* **SUPPLIED MATERIAL**
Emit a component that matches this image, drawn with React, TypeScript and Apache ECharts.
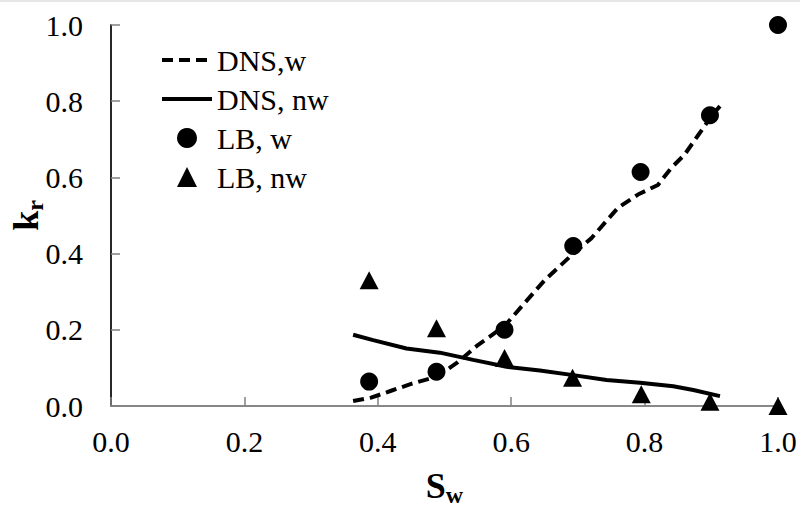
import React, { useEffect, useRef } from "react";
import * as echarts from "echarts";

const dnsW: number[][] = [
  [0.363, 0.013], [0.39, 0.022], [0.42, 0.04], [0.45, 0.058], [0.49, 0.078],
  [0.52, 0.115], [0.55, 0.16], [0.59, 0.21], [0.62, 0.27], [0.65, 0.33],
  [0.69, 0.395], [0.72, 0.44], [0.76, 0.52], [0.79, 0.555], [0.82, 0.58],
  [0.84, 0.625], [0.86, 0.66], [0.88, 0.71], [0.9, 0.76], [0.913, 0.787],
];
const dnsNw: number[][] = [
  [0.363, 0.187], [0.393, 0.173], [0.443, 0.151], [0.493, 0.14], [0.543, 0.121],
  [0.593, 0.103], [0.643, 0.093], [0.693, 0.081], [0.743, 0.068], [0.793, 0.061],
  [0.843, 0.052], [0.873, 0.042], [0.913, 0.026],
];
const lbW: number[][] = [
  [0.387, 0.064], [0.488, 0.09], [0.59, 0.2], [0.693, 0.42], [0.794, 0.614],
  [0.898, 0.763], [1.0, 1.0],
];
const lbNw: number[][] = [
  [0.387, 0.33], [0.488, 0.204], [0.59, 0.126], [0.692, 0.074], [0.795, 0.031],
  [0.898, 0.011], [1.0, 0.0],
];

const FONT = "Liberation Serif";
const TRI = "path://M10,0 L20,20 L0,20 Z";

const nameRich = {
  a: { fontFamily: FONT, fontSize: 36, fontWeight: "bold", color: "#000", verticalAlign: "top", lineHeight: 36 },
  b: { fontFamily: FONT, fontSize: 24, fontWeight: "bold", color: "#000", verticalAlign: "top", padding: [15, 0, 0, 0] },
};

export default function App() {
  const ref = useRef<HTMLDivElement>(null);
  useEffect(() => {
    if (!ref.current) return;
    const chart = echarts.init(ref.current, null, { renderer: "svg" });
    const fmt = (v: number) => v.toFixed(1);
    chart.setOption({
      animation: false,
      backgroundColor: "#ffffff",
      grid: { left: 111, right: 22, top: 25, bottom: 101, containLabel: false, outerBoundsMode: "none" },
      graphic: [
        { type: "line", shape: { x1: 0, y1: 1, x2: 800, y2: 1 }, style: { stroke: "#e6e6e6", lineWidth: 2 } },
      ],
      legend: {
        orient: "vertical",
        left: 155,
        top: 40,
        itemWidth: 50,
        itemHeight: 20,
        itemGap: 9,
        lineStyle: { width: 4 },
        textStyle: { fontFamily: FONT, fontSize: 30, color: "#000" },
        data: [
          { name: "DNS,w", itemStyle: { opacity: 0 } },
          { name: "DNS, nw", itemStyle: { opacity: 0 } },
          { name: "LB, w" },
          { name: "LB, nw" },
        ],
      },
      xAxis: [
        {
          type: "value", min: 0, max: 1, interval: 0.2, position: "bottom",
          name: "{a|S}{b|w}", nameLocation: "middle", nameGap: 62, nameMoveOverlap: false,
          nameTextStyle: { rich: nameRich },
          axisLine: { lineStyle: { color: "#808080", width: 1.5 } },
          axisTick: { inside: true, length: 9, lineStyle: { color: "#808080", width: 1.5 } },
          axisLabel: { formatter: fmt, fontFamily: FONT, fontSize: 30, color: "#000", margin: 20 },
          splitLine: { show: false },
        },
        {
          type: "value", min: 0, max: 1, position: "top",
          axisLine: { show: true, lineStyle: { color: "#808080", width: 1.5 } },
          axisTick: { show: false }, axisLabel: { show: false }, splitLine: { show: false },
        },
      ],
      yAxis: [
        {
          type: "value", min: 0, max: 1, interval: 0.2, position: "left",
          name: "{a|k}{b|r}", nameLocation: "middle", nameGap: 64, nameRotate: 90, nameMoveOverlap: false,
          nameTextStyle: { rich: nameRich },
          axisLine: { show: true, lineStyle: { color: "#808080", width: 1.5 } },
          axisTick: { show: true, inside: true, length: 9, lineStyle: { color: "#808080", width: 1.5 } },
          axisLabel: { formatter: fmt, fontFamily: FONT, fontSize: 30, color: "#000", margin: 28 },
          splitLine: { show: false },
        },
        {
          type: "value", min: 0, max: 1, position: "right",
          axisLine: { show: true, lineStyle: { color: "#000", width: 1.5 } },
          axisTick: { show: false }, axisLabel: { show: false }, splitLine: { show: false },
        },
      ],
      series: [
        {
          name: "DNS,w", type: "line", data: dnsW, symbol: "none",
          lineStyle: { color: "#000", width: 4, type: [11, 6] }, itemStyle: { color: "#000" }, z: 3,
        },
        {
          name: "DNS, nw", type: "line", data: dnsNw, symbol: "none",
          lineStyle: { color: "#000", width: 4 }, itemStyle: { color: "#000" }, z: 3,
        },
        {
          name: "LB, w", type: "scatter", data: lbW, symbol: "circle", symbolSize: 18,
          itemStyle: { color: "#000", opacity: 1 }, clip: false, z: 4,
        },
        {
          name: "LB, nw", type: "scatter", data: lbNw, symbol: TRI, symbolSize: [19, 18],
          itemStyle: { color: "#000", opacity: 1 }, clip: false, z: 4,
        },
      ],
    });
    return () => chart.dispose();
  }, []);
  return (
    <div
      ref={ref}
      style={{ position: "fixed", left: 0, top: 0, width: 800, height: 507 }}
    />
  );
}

* **GIVEN EXERCISE**
Your task is to restate word for word the lines from the top of the data to the line containing "import * as", both ends included, with every picture left out.

* **WRITTEN RESPONSE**
Emit a component that matches this image, drawn with React, TypeScript and Apache ECharts.
import React, { useEffect, useRef } from "react";
import * as echarts from "echarts";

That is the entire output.